Jede Ausfüllung einer unbewussten oder nachträglich entstandenen Normsetzungslücke durch gerichtliche Erkenntnis setzt voraus, dass aus den Umständen auf einen entsprechenden eindeutigen Willen des Normsetzers (Gesetzgebers) zu schließen ist. Daran fehlt es hier, ebenso wie in den zu § 42 Buchstabe c) MVG.EKD a.F und zu § 42 Nr. 3 MVG.K ent-schiedenen Fällen. Auch dem hier zuständigen Gesetzgeber sind die vorgenannten Ent-scheidungen des Kirchengerichtshofs der EKD ebenso bekannt wie die Änderung des § 42 Buchstabe c) MVG.EKD ab 1. Januar 2010 und die zu dieser Neufassung ergangene Ent-scheidung des KGH.EKD vom 22. November 2010 - Az.: I-0124/R89-09 - www.kirchenrecht-ekd.de, wonach die Neufassung auch die Stufenzuordnung mitbestimmungspflichtig gemacht hat. Gleichwohl ist der Gesetzgeber untätig geblieben. Diese Umstände lassen nicht zwingend darauf schließen, es sei kein Wille des Gesetzgebers festzustellen, die Stufenzuordnung von der Mitbestimmung entsprechend § 42 Buchstabe c) MVG.DWBO auszuschließen.

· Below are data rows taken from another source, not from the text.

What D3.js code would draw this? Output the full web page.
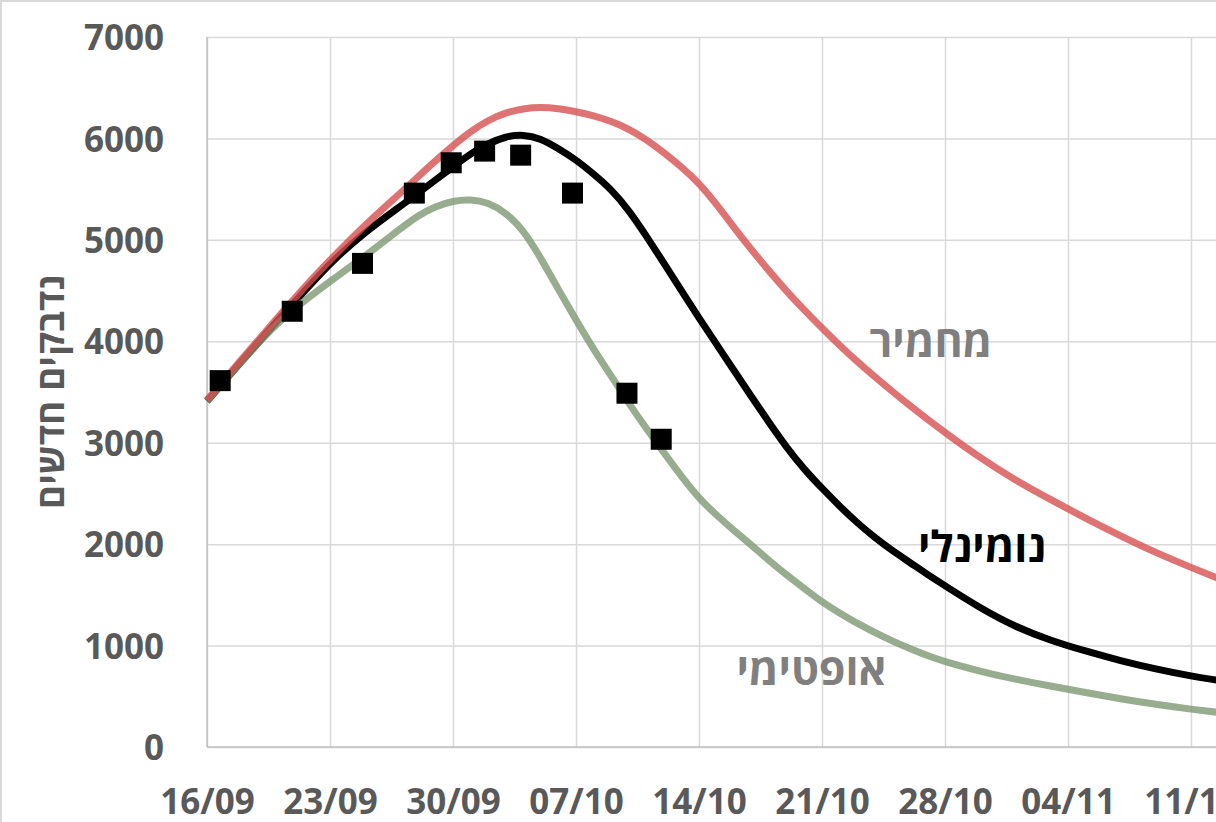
<!DOCTYPE html>
<html>
<head>
<meta charset="utf-8">
<script src="https://cdn.jsdelivr.net/npm/d3@7"></script>
<style>
    body { margin: 0; background: #fff; }
    svg { display: block; }
    svg text { font-family: "Open Sans", "Liberation Sans", "DejaVu Sans", sans-serif; }
</style>
</head>
<body>
<svg id="chart" width="1216" height="822"></svg>
<script>
// ימים מאז 16/09
var days = [0, 2, 4, 6, 7, 9, 11, 12, 13, 14, 15, 16, 17, 18, 19, 20, 21, 22, 23, 24, 25, 26, 27, 28,
    29, 30, 31, 32, 33, 34, 35, 36, 37, 38, 39, 40, 41, 42, 44, 46, 48, 50, 52, 54, 56, 58];

// תרחיש מחמיר
var severe = [3420, 3830, 4230, 4620, 4800, 5150, 5460, 5620, 5780, 5930, 6070, 6180, 6255, 6295, 6310, 6295, 6265, 6225, 6170, 6095, 5990, 5860, 5720, 5560,
    5350, 5120, 4900, 4690, 4490, 4305, 4130, 3960, 3800, 3650, 3505, 3365, 3230, 3100, 2850, 2630, 2440, 2255, 2080, 1915, 1770, 1630];

// תרחיש נומינלי
var nominal = [3410, 3810, 4200, 4580, 4770, 5080, 5330, 5460, 5590, 5720, 5850, 5950, 6020, 6040, 6000, 5900, 5790, 5650, 5500, 5295, 5040, 4770, 4500, 4230,
    3970, 3710, 3450, 3195, 2950, 2735, 2550, 2375, 2210, 2065, 1935, 1820, 1700, 1590, 1370, 1185, 1050, 945, 850, 768, 698, 645];

// תרחיש אופטימי
var optimistic = [3410, 3810, 4190, 4460, 4590, 4840, 5110, 5240, 5330, 5385, 5400, 5370, 5270, 5100, 4820, 4510, 4210, 3920, 3660, 3390, 3140, 2900, 2670, 2450,
    2285, 2133, 1988, 1836, 1693, 1562, 1430, 1320, 1220, 1130, 1045, 970, 900, 840, 745, 668, 600, 537, 475, 420, 372, 332];

// נתונים בפועל (ריבועים)
var obsDays = [0.75, 4.85, 8.85, 11.8, 13.9, 15.8, 17.85, 20.8, 23.9, 25.85];
var obsValues = [3612, 4296, 4768, 5461, 5760, 5875, 5835, 5461, 3488, 3034];

var tickDays = [0, 7, 14, 21, 28, 35, 42, 49, 56, 63];
var tickLabels = ["16/09", "23/09", "30/09", "07/10", "14/10", "21/10", "28/10", "04/11", "11/11", "18/11"];
var yTicks = [0, 1000, 2000, 3000, 4000, 5000, 6000, 7000];

var svg = d3.select("#chart");
var plotLeft = 207, plotTop = 37, plotBottom = 747;

var x = d3.scaleLinear().domain([0, 56]).range([plotLeft, 1191]);
var y = d3.scaleLinear().domain([0, 7000]).range([plotBottom, plotTop]);

// מסגרת
svg.append("path")
    .attr("d", "M1,822V1H1216")
    .attr("fill", "none")
    .attr("stroke", "#d9d9d9")
    .attr("stroke-width", 2);

// קווי רשת אופקיים + תוויות ציר y
var yAxis = svg.append("g")
    .attr("transform", "translate(" + plotLeft + ",0)")
    .call(d3.axisLeft(y).tickValues(yTicks).tickFormat(d3.format("d"))
        .tickSize(-(x(62) - plotLeft)).tickPadding(43));
yAxis.attr("font-family", null);
yAxis.select(".domain").remove();
yAxis.selectAll(".tick line").attr("stroke", "#d9d9d9").attr("stroke-width", 1.5);
yAxis.selectAll(".tick text")
    .attr("fill", "#595959")
    .style("font-size", "35px")
    .style("font-weight", "bold")
    .attr("dy", "0.36em");

// קווי רשת אנכיים + תוויות ציר x
var xAxis = svg.append("g")
    .attr("transform", "translate(0," + plotBottom + ")")
    .call(d3.axisBottom(x).tickValues(tickDays)
        .tickFormat(function (d, i) { return tickLabels[i]; })
        .tickSize(-(plotBottom - plotTop)).tickPadding(0));
xAxis.attr("font-family", null);
xAxis.select(".domain").remove();
xAxis.selectAll(".tick line").attr("stroke", "#d9d9d9").attr("stroke-width", 1.5);
xAxis.selectAll(".tick text")
    .attr("fill", "#595959")
    .style("font-size", "35px")
    .style("font-weight", "bold")
    .attr("y", 67)
    .attr("dy", 0);

// צירים
svg.append("line").attr("x1", plotLeft).attr("x2", plotLeft).attr("y1", plotTop).attr("y2", plotBottom)
    .attr("stroke", "#bfbfbf").attr("stroke-width", 1.5);
svg.append("line").attr("x1", plotLeft).attr("x2", 1216).attr("y1", plotBottom).attr("y2", plotBottom)
    .attr("stroke", "#bfbfbf").attr("stroke-width", 1.5);

// כותרת ציר y
svg.append("text")
    .attr("transform", "translate(64," + ((plotTop + plotBottom) / 2) + ") rotate(-90)")
    .attr("text-anchor", "middle")
    .attr("fill", "#595959")
    .style("font-size", "37px")
    .style("font-weight", "bold")
    .text("נדבקים חדשים");

// קווי התרחישים
function drawLine(values, color, opacity) {
    var line = d3.line()
        .x(function (d, i) { return x(days[i]); })
        .y(function (d) { return y(d); })
        .curve(d3.curveBasis);
    svg.append("path")
        .datum(values)
        .attr("d", line)
        .attr("fill", "none")
        .attr("stroke", color)
        .attr("stroke-opacity", opacity)
        .attr("stroke-width", 7)
        .attr("stroke-linejoin", "round");
}
drawLine(nominal, "#000000", 1);
drawLine(optimistic, "rgb(126,151,115)", 0.8);
drawLine(severe, "rgb(215,80,80)", 0.8);

// ריבועים - נתונים בפועל
var sq = 21;
svg.append("g").selectAll("rect")
    .data(obsValues)
    .enter().append("rect")
    .attr("x", function (d, i) { return x(obsDays[i]) - sq / 2; })
    .attr("y", function (d) { return y(d) - sq / 2; })
    .attr("width", sq)
    .attr("height", sq)
    .attr("fill", "#000");

// תוויות התרחישים
function addLabel(txt, day, val, color) {
    svg.append("text")
        .attr("x", x(day))
        .attr("y", y(val))
        .attr("text-anchor", "middle")
        .attr("fill", color)
        .style("font-size", "43px")
        .style("font-weight", "bold")
        .text(txt);
}
addLabel("מחמיר", 41.2, 3850, "#7f7f7f");
addLabel("נומינלי", 44.1, 1820, "#000000");
addLabel("אופטימי", 34.4, 610, "#7f7f7f");
</script>
</body>
</html>
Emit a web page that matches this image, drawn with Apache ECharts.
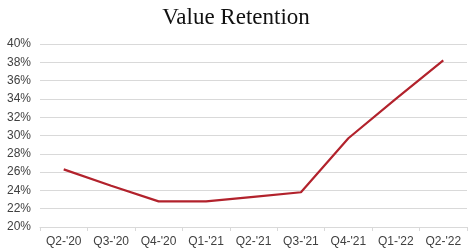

Vielmehr liegt es näher, aus der Untätigkeit des Gesetzgebers in Kenntnis dieser Umstände zu folgern, dass er es bei der Gesetzeslage belassen und die Stufenzuordnung nicht der Mitbestimmung unterstellen will.
III.Eine Kostenentscheidung ist entbehrlich (§ 63 Abs. 7 MVG.EKD, § 22 Abs. 1 KiGG.EKD).